Trump saying ‘Ukraine may not survive’ is a dire warning – and threat
Ukraine could be reduced to a buffer zone – rather than a real country – under Trump’s plan for ‘peace’, writes Mark Almond. There are now serious questions over the US president’s approach to diplomacy
Donald Trump is a unique political phenomenon. Certainly, no one does peace-making like the 47th president of the United States. A showman as much as a businessman before he entered politics, Trump treats diplomacy as a spectacle.
When his predecessor in the White House, the 28th president Woodrow Wilson, denounced “secret diplomacy” as the cause of the First World War and called for “open covenants of peace openly arrived at”, he could not have imagined how Trump would seize the 24-hour news cycle to promote his “plan” to end the war in Ukraine.
Fox News is the US president’s favoured outlet for updates on the negotiations. In one interview, he warns menacingly, “Ukraine may not survive” unless… only to follow up with impromptu remarks on Air Force One to the same channel that “Ukraine’s going to do well, Russia’s going to do well. Some very big things could happen this week.”
Talks will begin in Jeddah in Saudi Arabia tomorrow between Trump’s emissaries and Putin’s men, with a Ukrainian team down the corridor – and President Zelensky offstage elsewhere in Riyadh.
That the world’s three major oil producers might find something to talk about and make deals over, apart from what America and Russia might agree on regarding Ukraine, is not irrelevant to its fate.
President Trump has made clear that Ukraine’s potential in rare earth minerals is a price which Kyiv will have to pawn for peace, but actual energy prices can be decided now by the Big Three producers.
While backdoor deals may be being made in Riyadh, Ukraine looks set to effectively receive a Russo-American ultimatum: keep the rump of your country for the price of disarmament and neutrality.
Ukrainians dislike the traditional English name for their country, “The Ukraine”, which translates as “The Borderland”. Soon, it could become a buffer state.
Maybe the least bad outcome for Ukraine today would be a peace rather like the one that Stalin granted Finland 85 years ago.
Everyone remembers the “Winter War” between Finland and the USSR – or thinks they do.
Stalin invaded at the end of November 1939, intending to replace Finland’s government with a puppet one led by a Soviet communist of Finnish origin, but the Red Army got a bloody nose – rather as Putin’s troops did in 2022.
People forget Russia’s numbers broke the Finnish resistance and Stalin took chunks of the country. However, the Kremlin left the Finns alone and free at home after 1945, so long as they were neutral.
“Finlandisation” was a term of contempt in Nato for decades before the Russian attack on Ukraine and the country’s decision to renounce non-aligned status.
Yet that robust Finland – democratic and defensible – could show the way for a viable post-war Ukraine.

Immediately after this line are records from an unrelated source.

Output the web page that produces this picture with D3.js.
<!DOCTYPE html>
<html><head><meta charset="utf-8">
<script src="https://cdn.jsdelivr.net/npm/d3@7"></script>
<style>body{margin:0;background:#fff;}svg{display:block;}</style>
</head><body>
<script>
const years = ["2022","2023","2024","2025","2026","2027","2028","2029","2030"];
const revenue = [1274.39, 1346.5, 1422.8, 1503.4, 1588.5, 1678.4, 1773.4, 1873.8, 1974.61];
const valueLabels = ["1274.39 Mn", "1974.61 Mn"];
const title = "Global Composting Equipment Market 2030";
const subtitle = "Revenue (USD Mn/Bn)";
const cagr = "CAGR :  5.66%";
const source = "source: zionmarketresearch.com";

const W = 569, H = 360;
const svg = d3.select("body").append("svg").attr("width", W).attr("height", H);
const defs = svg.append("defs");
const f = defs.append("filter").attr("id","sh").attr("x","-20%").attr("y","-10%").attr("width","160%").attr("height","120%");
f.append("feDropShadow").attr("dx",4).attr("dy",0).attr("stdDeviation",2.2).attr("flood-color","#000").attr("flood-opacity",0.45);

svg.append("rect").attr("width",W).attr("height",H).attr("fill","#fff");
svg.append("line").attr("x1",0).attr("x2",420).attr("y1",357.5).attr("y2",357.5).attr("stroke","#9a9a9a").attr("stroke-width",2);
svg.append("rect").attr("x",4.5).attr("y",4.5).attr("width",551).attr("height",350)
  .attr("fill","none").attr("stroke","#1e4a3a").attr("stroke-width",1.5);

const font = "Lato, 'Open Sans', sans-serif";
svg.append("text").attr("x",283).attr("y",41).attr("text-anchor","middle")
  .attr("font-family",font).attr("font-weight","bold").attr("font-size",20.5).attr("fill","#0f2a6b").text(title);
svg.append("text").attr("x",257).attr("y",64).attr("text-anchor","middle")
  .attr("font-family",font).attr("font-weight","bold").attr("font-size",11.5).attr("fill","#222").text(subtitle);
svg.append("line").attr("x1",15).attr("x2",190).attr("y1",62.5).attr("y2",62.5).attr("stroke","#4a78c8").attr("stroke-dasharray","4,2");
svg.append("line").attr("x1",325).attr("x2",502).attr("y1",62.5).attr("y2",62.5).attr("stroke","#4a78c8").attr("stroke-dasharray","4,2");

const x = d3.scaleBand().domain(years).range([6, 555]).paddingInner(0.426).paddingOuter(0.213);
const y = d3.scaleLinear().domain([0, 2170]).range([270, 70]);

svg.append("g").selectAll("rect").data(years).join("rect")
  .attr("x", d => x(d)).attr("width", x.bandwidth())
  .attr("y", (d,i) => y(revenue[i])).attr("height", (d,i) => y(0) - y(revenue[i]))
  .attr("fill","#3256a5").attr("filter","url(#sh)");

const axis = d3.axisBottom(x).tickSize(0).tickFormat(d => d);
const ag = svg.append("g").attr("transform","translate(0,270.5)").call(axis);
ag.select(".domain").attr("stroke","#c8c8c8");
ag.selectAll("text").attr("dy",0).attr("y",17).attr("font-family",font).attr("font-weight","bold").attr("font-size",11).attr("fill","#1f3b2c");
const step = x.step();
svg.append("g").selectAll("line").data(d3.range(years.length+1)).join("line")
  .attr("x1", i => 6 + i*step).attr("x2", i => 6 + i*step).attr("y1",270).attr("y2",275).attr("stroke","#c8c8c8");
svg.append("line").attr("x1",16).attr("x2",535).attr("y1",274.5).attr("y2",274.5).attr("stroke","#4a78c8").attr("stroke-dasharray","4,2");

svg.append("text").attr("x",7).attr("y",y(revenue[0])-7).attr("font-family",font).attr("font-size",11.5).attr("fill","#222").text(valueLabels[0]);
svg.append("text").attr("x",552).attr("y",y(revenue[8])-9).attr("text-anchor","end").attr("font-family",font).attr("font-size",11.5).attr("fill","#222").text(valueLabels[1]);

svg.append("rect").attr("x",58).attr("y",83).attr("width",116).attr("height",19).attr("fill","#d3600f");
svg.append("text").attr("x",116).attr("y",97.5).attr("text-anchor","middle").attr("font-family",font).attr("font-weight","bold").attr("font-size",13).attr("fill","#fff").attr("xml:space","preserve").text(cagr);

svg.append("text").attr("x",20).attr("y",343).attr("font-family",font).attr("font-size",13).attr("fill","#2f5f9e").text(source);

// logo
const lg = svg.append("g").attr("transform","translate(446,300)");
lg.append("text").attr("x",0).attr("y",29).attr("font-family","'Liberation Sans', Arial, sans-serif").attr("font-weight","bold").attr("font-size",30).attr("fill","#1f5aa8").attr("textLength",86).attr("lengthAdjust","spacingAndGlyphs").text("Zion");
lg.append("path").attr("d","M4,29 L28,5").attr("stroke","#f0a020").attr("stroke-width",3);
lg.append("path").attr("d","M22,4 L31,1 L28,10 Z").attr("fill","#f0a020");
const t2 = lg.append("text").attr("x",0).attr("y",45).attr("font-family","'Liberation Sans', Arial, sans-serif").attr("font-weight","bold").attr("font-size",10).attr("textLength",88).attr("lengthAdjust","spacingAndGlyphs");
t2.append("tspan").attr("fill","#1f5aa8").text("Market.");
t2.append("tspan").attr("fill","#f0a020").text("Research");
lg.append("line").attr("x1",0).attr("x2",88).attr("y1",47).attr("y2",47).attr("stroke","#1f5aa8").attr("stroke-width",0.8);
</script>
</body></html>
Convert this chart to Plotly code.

Today’s occupant of Stalin’s office in the Kremlin may not be so forgiving as his predecessor. Putin could well calculate that a peace deal rammed down Zelensky’s throat could choke Ukrainian patriotic solidarity.
Even if the public could accept the amputation of Crimea and the southeastern regions for peace, could the hardline nationalist militias integrated into the Ukrainian army stage a coup to stop it? Civil conflict would delight Putin but would kill chances of US and EU support for a post-war Ukraine.
Ukraine played such a big role in his impeachments that Trump has a personal motive to end the war at any cost to Ukraine, regardless of future risks to it or even to Nato allies in Eastern Europe’s “tough region”, as he calls it. But Team Trump is also on board for what would be a rewriting of the global order, not just a redrawing of the Russo-Ukrainian border. As Trump said, “Some very big things could happen this week.”